The good news, he said, is that there is “so much sunshine that the solution is staring the region in the face. They must just look up to the sky. The solar radiation provides the basis for the new clean, green economy.”
– Like ‘disaster movie’ –
Laurent Fabius, the former French foreign minister who oversaw the Paris Agreement, pointed out that in this year’s blistering summer, “we had catastrophic wildfires in Cyprus, Greece, Turkey, Israel, Lebanon”.
“There were temperatures over 50 degrees Celsius (122 degrees Fahrenheit) in Kuwait, Oman, the UAE, Saudi Arabia, Iraq, Iran. We have drought in Turkey, water stress in different countries, particularly Jordan.
“These tragic events are not from a disaster movie, they are real and present.”
Cyprus, the EU member closest to the Middle East, is leading an international push involving 240 scientists to develop a 10-year regional action plan, to be presented at a summit a year from now.
The two-day conference last week heard some of the initial findings — including that the greenhouse gas emissions from the region have overtaken those of the European Union.
Already extremely water-scarce, the Middle East and North Africa (MENA) has been warming at twice the global average rate, at about 0.45 degrees Celsius per decade, since the 1980s, scientists say.
Deserts are expanding and dust storms intensifying as the region’s rare mountain snow caps slowly diminish, impacting river systems that supply water to millions.
By the end of the century, on a business-as-usual emissions trajectory, temperatures could rise by six degrees Celsius — and by more during summertime in “super- or ultra-extreme heatwaves” — said Dutch atmospheric chemist Jos Lelieveld.
– ‘Future conflicts’ –
“It’s not just about averages, but about the extremes. It will be quite devastating,” Lelieveld of Germany’s Max Planck Institute for Chemistry told AFP.
Peak temperatures in cities, so-called ‘heat islands’ that are darker than surrounding deserts, could exceed 60 degrees Celsius, he said.
“In heat waves, people die, of heat strokes and heart attacks. It’s like with corona, the vulnerable people will be suffering — the elderly, younger people, pregnant women.”
Fabius, like other speakers, warned that as farmlands turn to dust and tensions rise over shrinking resources, climate change can be “the root of future conflicts and violence”.

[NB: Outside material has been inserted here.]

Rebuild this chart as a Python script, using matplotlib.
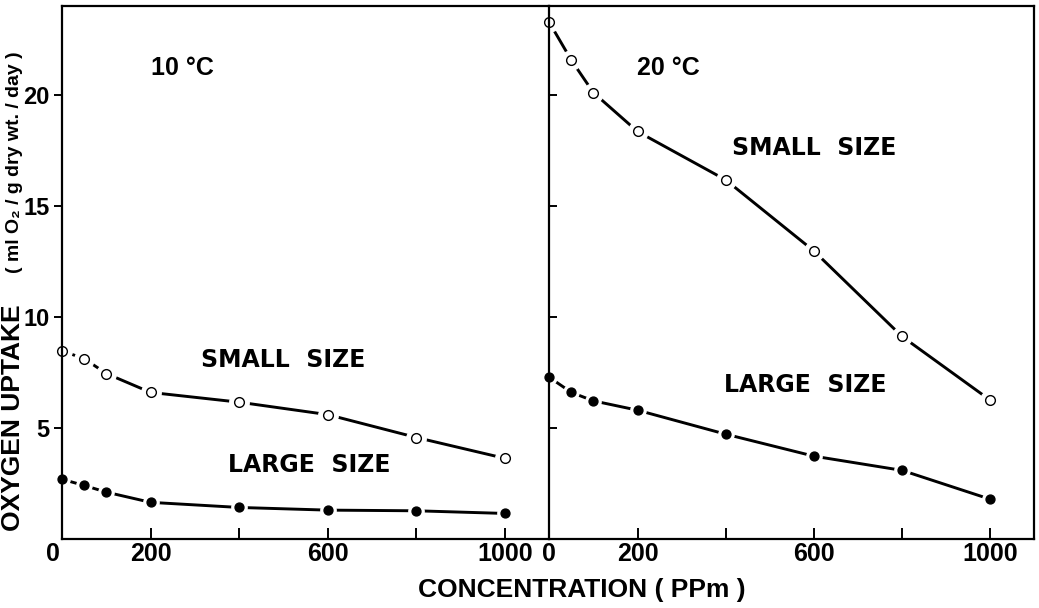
import matplotlib
matplotlib.use("Agg")
import matplotlib.pyplot as plt

# concentrations (ppm) and oxygen uptake values
conc = [0, 50, 100, 200, 400, 600, 800, 1000]
small_10c = [8.47, 8.12, 7.45, 6.6, 6.16, 5.6, 4.57, 3.63]
large_10c = [2.69, 2.41, 2.11, 1.65, 1.42, 1.30, 1.27, 1.15]
small_20c = [23.26, 21.56, 20.1, 18.35, 16.17, 12.97, 9.12, 6.25]
large_20c = [7.28, 6.6, 6.22, 5.8, 4.72, 3.73, 3.09, 1.79]

xticks = [0, 200, 400, 600, 800, 1000]
xtick_labels = ['', '200', '', '600', '', '1000']
yticks = [5, 10, 15, 20]
ytick_labels = ['5', '10', '15', '20']

BOLD = ['Liberation Sans', 'DejaVu Sans']
WIDE = ['DejaVu Sans']

fig = plt.figure(figsize=(10.39, 6.08), dpi=100)
ax1 = fig.add_axes([0.0597, 0.1135, 0.4690, 0.8766])
ax2 = fig.add_axes([0.5287, 0.1135, 0.4668, 0.8766])


def draw_series(ax, y, filled):
    # line first, then a white halo so the line stops short of each marker
    ax.plot(conc, y, color='black', lw=2.1, zorder=2.0, clip_on=False)
    if filled:
        ax.plot(conc, y, ls='none', marker='o', ms=11, mfc='white', mec='white',
                zorder=2.1, clip_on=False)
        ax.plot(conc, y, ls='none', marker='o', ms=6.4, mfc='black', mec='black',
                zorder=2.2, clip_on=False)
    else:
        ax.plot(conc, y, ls='none', marker='o', ms=14, mfc='white', mec='white',
                zorder=2.1, clip_on=False)
        ax.plot(conc, y, ls='none', marker='o', ms=7, mfc='white', mec='black',
                mew=1.0, zorder=2.2, clip_on=False)


for ax in (ax1, ax2):
    ax.set_xlim(0, 1100)
    ax.set_ylim(0, 24)
    for s in ax.spines.values():
        s.set_linewidth(1.6)
    ax.set_xticks(xticks)
    ax.set_xticklabels(xtick_labels, family=BOLD, weight='bold', fontsize=18)
    ax.tick_params(axis='x', direction='in', length=8, width=1.4, pad=2)
    ax.set_yticks(yticks)

draw_series(ax1, small_10c, False)
draw_series(ax1, large_10c, True)
draw_series(ax2, small_20c, False)
draw_series(ax2, large_20c, True)

# left panel: outward y ticks with labels
ax1.set_yticklabels(ytick_labels, family=BOLD, weight='bold', fontsize=17)
ax1.tick_params(axis='y', direction='out', length=6, width=1.4, pad=3)
ax1.spines['right'].set_visible(False)

# right panel: inward y ticks without labels, 0 label under the divider
ax2.set_yticklabels([])
ax2.tick_params(axis='y', direction='in', length=6, width=1.4)
ax2.set_xticklabels(['0', '200', '', '600', '', '1000'], family=BOLD,
                    weight='bold', fontsize=18)

# origin label of the left panel sits left of the spine
ax1.text(-4, -0.15, '0', ha='right', va='top',
         family=BOLD, weight='bold', fontsize=18, clip_on=False)

# panel annotations
ax1.text(200, 21.2, '10 °C', ha='left', va='center', family=BOLD, weight='bold', fontsize=18)
ax2.text(199, 21.2, '20 °C', ha='left', va='center', family=BOLD, weight='bold', fontsize=18)
ax1.text(500, 8.05, 'SMALL  SIZE', ha='center', va='center', family=WIDE, weight='bold', fontsize=17)
ax1.text(557, 3.34, 'LARGE  SIZE', ha='center', va='center', family=WIDE, weight='bold', fontsize=17)
ax2.text(601, 17.6, 'SMALL  SIZE', ha='center', va='center', family=WIDE, weight='bold', fontsize=17)
ax2.text(580, 6.93, 'LARGE  SIZE', ha='center', va='center', family=WIDE, weight='bold', fontsize=17)

# axis titles
fig.text(582 / 1039, 1 - 590 / 608, 'CONCENTRATION ( PPm )', ha='center', va='center',
         family=BOLD, weight='bold', fontsize=19)
fig.text(13 / 1039, 1 - 418 / 608, 'OXYGEN UPTAKE', ha='center', va='center',
         rotation=90, family=BOLD, weight='bold', fontsize=19)
fig.text(15 / 1039, 1 - 162 / 608, '( ml O₂ / g dry wt. / day )', ha='center', va='center',
         rotation=90, family=BOLD, weight='bold', fontsize=14)

fig.savefig('out.png', dpi=100, facecolor='white')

The region is already often torn over freshwater from the Nile, Jordan, Euphrates and Tigris river systems that all sustained ancient civilisations but have faced pressure as human populations have massively expanded.
Sachs pointed to the much-debated theory that climate change was one of the drivers behind Syria’s civil war, because a 2006-2009 record drought sent more than a million farmers into cities, heightening social stress before the uprising of 2011.
“We saw in Syria a decade ago how those dislocations of the massive drought spilt over, partially triggered and certainly exacerbated massive violence,” he said.
Some of the MENA region’s highest use of solar power is now seen in Syria’s last rebel-held area, the Idlib region, which has long been cut off from the state power grid and where photovoltaic panels have become ubiquitous.